*PROMPT:* Scan the following material for the string "that" and copy each line in which it appears.

*EXTRACTED INFORMATION:*

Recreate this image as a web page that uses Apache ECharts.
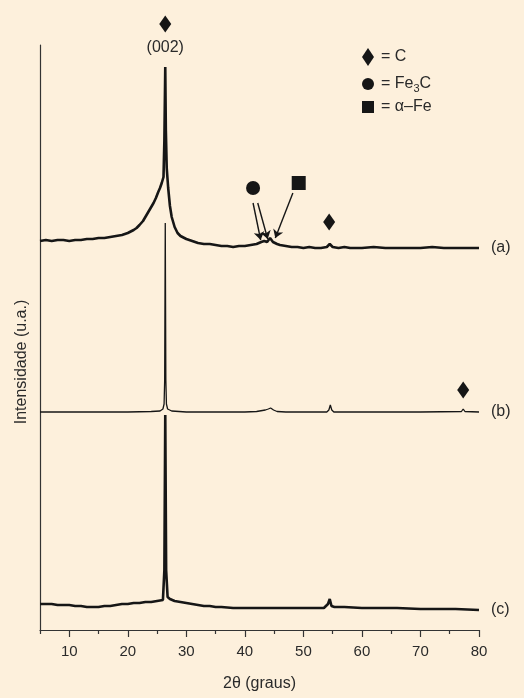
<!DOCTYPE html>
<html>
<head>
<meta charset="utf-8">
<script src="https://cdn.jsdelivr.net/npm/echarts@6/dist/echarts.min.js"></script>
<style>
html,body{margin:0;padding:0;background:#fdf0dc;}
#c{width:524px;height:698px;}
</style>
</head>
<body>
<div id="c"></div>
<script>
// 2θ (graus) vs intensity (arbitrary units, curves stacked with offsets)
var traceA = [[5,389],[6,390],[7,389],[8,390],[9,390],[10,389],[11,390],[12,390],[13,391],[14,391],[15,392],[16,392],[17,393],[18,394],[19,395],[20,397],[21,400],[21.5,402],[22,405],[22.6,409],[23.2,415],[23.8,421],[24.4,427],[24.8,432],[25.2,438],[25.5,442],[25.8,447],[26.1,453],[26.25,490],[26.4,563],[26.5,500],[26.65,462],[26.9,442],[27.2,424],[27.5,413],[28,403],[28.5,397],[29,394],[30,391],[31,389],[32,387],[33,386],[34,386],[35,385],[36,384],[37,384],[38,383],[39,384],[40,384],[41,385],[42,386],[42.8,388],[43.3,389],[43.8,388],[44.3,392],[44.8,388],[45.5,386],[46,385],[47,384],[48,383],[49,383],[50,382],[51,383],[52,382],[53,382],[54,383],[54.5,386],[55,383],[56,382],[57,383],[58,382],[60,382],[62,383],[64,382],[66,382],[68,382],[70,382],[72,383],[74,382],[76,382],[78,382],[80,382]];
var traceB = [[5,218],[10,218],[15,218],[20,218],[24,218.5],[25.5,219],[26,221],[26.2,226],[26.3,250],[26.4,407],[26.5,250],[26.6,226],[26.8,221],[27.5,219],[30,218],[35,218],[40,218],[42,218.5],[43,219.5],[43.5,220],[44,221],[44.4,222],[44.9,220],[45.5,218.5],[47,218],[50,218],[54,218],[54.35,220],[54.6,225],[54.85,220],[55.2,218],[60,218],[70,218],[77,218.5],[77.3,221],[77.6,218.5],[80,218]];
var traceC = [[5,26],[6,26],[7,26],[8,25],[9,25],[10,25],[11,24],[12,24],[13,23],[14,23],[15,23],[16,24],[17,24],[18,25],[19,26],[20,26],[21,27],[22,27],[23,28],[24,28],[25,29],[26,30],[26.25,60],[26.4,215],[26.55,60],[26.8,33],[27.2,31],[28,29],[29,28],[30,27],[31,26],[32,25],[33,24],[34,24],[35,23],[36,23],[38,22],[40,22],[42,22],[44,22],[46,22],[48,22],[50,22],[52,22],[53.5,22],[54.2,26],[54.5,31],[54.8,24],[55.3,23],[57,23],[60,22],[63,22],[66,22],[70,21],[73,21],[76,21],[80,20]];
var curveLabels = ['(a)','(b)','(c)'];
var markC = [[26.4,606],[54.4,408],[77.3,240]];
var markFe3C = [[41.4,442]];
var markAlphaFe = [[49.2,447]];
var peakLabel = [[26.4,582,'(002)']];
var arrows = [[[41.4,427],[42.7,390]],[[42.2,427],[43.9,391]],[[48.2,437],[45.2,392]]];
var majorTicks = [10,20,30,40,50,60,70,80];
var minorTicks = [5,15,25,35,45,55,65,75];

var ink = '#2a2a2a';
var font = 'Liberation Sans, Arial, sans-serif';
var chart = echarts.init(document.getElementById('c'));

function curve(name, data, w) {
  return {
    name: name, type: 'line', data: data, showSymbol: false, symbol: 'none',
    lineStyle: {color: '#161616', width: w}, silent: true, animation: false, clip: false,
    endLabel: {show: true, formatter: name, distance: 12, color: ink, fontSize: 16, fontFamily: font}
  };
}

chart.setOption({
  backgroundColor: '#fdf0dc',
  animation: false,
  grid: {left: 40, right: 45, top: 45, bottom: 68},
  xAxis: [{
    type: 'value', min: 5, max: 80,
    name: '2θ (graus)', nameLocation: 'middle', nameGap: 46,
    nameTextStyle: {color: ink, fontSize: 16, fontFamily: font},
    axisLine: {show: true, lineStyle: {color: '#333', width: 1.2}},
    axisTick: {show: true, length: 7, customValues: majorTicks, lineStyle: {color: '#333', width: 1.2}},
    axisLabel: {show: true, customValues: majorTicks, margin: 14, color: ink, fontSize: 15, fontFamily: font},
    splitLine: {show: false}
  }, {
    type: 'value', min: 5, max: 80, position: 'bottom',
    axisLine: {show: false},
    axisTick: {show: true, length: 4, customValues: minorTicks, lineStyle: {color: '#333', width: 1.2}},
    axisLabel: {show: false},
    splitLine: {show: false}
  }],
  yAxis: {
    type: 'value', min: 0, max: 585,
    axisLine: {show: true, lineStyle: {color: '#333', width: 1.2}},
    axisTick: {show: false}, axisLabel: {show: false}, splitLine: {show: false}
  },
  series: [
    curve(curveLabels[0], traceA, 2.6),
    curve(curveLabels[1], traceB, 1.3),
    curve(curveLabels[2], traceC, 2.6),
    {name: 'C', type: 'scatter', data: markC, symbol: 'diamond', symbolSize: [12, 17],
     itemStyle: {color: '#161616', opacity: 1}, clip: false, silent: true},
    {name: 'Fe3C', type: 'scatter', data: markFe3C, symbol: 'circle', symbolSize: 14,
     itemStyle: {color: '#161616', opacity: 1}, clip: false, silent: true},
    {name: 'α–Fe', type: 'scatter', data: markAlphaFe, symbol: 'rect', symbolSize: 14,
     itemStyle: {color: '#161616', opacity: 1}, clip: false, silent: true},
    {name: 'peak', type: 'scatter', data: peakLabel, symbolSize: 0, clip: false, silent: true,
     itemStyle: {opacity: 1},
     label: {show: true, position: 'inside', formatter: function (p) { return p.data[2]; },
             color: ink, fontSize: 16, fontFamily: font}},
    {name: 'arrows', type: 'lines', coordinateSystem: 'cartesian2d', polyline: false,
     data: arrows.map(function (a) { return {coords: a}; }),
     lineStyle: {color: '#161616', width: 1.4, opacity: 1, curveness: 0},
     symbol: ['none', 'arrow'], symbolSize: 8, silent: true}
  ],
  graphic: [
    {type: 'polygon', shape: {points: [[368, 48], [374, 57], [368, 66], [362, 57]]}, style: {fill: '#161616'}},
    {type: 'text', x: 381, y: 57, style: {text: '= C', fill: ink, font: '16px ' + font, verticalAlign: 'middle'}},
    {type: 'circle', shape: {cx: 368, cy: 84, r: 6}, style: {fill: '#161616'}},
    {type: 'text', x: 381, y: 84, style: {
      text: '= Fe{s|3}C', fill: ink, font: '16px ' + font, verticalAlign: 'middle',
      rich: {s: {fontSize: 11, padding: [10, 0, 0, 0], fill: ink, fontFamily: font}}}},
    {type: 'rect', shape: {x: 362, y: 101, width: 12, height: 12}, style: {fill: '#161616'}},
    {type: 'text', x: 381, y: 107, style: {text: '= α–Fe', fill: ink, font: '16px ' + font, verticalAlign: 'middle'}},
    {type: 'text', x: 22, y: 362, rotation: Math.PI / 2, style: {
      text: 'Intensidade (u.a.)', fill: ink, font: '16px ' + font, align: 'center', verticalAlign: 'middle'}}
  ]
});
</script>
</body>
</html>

---

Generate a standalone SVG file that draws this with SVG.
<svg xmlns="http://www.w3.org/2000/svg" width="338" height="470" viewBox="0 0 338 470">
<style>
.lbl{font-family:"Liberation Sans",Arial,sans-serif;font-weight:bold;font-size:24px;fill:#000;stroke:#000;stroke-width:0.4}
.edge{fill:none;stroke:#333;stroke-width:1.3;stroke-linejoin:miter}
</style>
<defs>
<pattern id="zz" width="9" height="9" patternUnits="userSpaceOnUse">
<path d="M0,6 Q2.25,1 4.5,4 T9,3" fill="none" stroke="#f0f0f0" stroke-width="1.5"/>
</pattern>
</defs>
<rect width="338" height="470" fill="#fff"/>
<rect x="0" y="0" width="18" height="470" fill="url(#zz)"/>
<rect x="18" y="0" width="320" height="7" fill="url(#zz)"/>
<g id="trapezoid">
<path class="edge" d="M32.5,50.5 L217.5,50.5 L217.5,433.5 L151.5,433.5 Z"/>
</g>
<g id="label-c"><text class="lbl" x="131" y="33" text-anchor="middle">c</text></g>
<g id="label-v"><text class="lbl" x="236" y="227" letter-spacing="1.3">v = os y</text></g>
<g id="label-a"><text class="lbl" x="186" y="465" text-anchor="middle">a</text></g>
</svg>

*ANSWER IN FULL:*
Recreate this image as a web page that uses Apache ECharts.
Generate a standalone SVG file that draws this with SVG.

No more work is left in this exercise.